To oppose these forces, he said, the human family has “the sweet power of prayer and daily commitment of dialogue.”
Religious leaders gathered together in the UAE, Francis closed, can offer a “message of trust, an encouragement to all people of good will, so that they may not surrender to the floods of violence and the desertification of altruism.”
Religions, he said, cannot postpone their aid to the flourishing of the seeds of peace that are a fraternal living together founded on education and justice and human development rooted on inclusion and human rights.
Perhaps like never before, Francis said, religions are called to actively contribute to “demilitarizing the human heart.”
“The arms race, the extension of its zones of influence, the aggressive policies to the detriment of others will never bring stability,” the pope said. “War cannot create anything but misery, weapons bring nothing but death!”
During the event, the prince announced that together with the Pope and the Imam he would sign a “Human Fraternity Document,” describing it as a historic document on dialogue among the followers of different faiths. He also announced a new “Human Fraternity” award for people who work “tirelessly and ceaselessly to bring people together,” with the first such prize going to Francis and al-Tayyeb.

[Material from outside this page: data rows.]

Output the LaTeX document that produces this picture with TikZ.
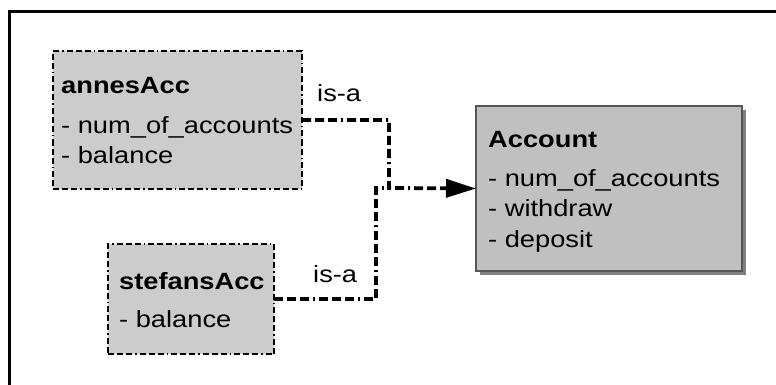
\documentclass[tikz,border=0pt]{standalone}
\usepackage{fontspec}
\setmainfont{Liberation Sans}[FakeStretch=1.16]
\usetikzlibrary{arrows.meta,shadows}
\definecolor{objfill}{HTML}{CCCCCC}
\definecolor{clsfill}{HTML}{C0C0C0}
\definecolor{clsline}{HTML}{555555}
\definecolor{shadowgray}{HTML}{808080}
\begin{document}
\begin{tikzpicture}[x=1pt,y=-1pt,
  objbox/.style={draw=black, fill=objfill, line width=1.8pt,
    dash pattern=on 6pt off 3pt on 6pt off 3pt on 6pt off 3pt on 1.5pt off 3pt,
    inner sep=0pt, outer sep=0pt, anchor=north west},
  clsbox/.style={draw=clsline, fill=clsfill, line width=1.6pt,
    inner sep=0pt, outer sep=0pt, anchor=north west,
    drop shadow={shadow xshift=4pt, shadow yshift=-4pt, fill=shadowgray, opacity=1}},
  txt/.style={anchor=base west, inner sep=0pt, font=\fontsize{23.5}{28}\selectfont},
  ttl/.style={txt, font=\fontsize{23.5}{28}\selectfont\bfseries},
  conn/.style={line width=3.8pt,
    dash pattern=on 9pt off 4pt on 9pt off 4pt on 9pt off 4pt on 2pt off 4pt}
]
\useasboundingbox (0,0) rectangle (776,385);
\fill[white] (0,0) rectangle (776,385);

% frame
\draw[line width=2.5pt] (9.5,385) -- (9.5,11.5) -- (776,11.5);

% object boxes
\node[objbox, minimum width=249pt, minimum height=138pt] (annes) at (53,51) {};
\node[ttl] (annesT) at (61,94) {annesAcc};
\node[txt] (annesA) at (61,133) {- num\_of\_accounts};
\node[txt] (annesB) at (61,164) {- balance};

\node[objbox, minimum width=166pt, minimum height=110pt] (stefans) at (108,244) {};
\node[ttl] (stefansT) at (119,289) {stefansAcc};
\node[txt] (stefansA) at (119,327) {- balance};

% class box
\node[clsbox, minimum width=266pt, minimum height=165pt] (account) at (476,106) {};
\node[ttl] (accountT) at (488,147.5) {Account};
\node[txt] (accountA) at (488,186) {- num\_of\_accounts};
\node[txt] (accountB) at (488,216.7) {- withdraw};
\node[txt] (accountC) at (488,247) {- deposit};

% connectors
\coordinate (j1) at (389,188);
\coordinate (j2) at (376,188);
\draw[conn] (stefans.east) -| (j2) -- (j1);
\draw[conn, -{Triangle[length=30pt,width=18pt]}] (annes.east) -| (j1) -- (account.west);

\node[txt] (isa1) at (317,102) {is-a};
\node[txt] (isa2) at (313,282) {is-a};
\end{tikzpicture}
\end{document}
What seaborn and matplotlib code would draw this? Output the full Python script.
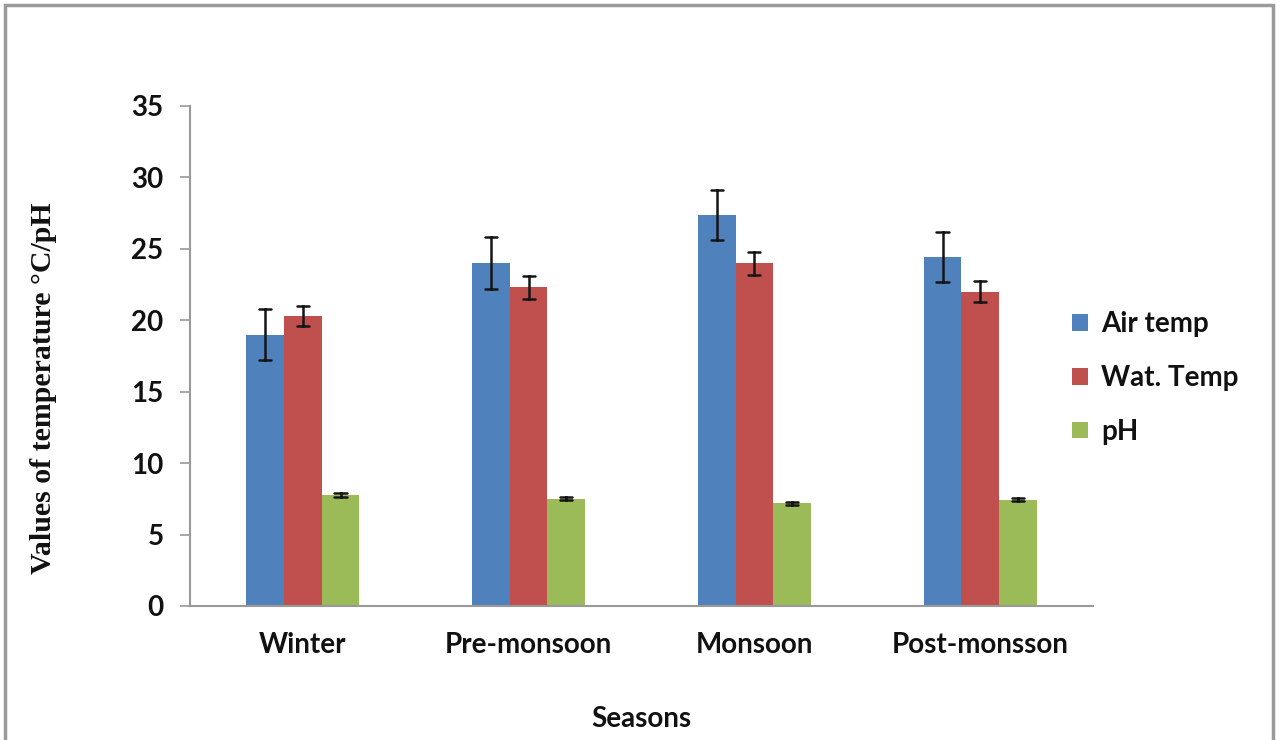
import numpy as np
import pandas as pd
import seaborn as sns
import matplotlib.pyplot as plt
from matplotlib.patches import Rectangle

sns.set_style("white")

seasons = ["Winter", "Pre-monsoon", "Monsoon", "Post-monsson"]
series = ["Air temp", "Wat. Temp", "pH"]
air_temp = [19.0, 24.0, 27.4, 24.4]
wat_temp = [20.3, 22.3, 24.0, 22.0]
ph = [7.75, 7.5, 7.2, 7.45]
air_err = [1.8, 1.8, 1.75, 1.75]
wat_err = [0.7, 0.8, 0.8, 0.75]
ph_err = [0.15, 0.1, 0.1, 0.1]
colors = ["#4F81BD", "#C0504D", "#9BBB59"]

# two rows per cell (mean - err, mean + err) so seaborn's mean is the value
# and the min/max interval is the error bar
rows = []
for name, vals, errs in zip(series, [air_temp, wat_temp, ph], [air_err, wat_err, ph_err]):
    for s, v, e in zip(seasons, vals, errs):
        rows.append({"Season": s, "Series": name, "Value": v - e})
        rows.append({"Season": s, "Series": name, "Value": v + e})
df = pd.DataFrame(rows)

fig = plt.figure(figsize=(12.81, 7.40), dpi=100)
ax = fig.add_axes([190 / 1281, 1 - 606 / 740, (1093 - 190) / 1281, 500 / 740])

sns.barplot(data=df, x="Season", y="Value", hue="Series", palette=colors,
            width=0.5, gap=0, saturation=1, linewidth=0,
            errorbar=lambda x: (np.min(x), np.max(x)),
            capsize=0.16, err_kws={"color": "#151515", "linewidth": 1.8},
            ax=ax)

ax.set_ylim(0, 35)
ax.set_xlim(-0.5, 3.5)
ax.set_yticks(range(0, 36, 5))

for lbl in ax.get_yticklabels() + ax.get_xticklabels():
    lbl.set_fontfamily("Lato")
    lbl.set_fontweight("bold")
    lbl.set_fontsize(20)
    lbl.set_color("#111111")

ax.tick_params(axis="y", direction="out", length=7, width=1.2, color="#999999", pad=12, left=True)
ax.tick_params(axis="x", length=0, pad=19)

for side in ["top", "right"]:
    ax.spines[side].set_visible(False)
for side in ["left", "bottom"]:
    ax.spines[side].set_color("#999999")
    ax.spines[side].set_linewidth(1.5)

ax.set_xlabel("Seasons", family="Lato", weight="bold", size=20, labelpad=34, color="#111111")
ax.set_ylabel("Values of temperature \u00b0C/pH", family="Liberation Serif",
              weight="bold", size=21.5, color="#111111")
ax.yaxis.set_label_coords(-0.147, 0.436)

sns.move_legend(ax, loc="center left", bbox_to_anchor=(0.977, 0.456), frameon=False,
                title=None, borderaxespad=0, borderpad=0, labelspacing=1.0,
                handlelength=0.55, handleheight=0.55, handletextpad=0.5,
                prop={"family": "Lato", "weight": "bold", "size": 20})
for t in ax.get_legend().get_texts():
    t.set_color("#111111")

fig.patches.append(Rectangle((5 / 1281, -0.02), 1268 / 1281, 1.02 - 5 / 740,
                             transform=fig.transFigure, fill=False,
                             edgecolor="#9a9a9a", linewidth=2.5))

fig.savefig("out.png", dpi=100)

The imam said Islam’s recent experience brings home the importance of striving for peace, including peace among the followers of different faiths.
“We hoped the third millennium could bring the end of violence, terrorism and the killing of women and children,” he said. “But we were disappointed with the attack against the World Trade Center,” describing it as a “crime committed by a handful of criminals” that led the international media to describing Islam as a “bloodthirsty religion and Muslims as savage barbarians, a threat against humanity.”
Al-Tayyeb called for the region to “get rid of this culture of suppression of minorities,” and, specifically addressing Christians, said, “You are full citizens.”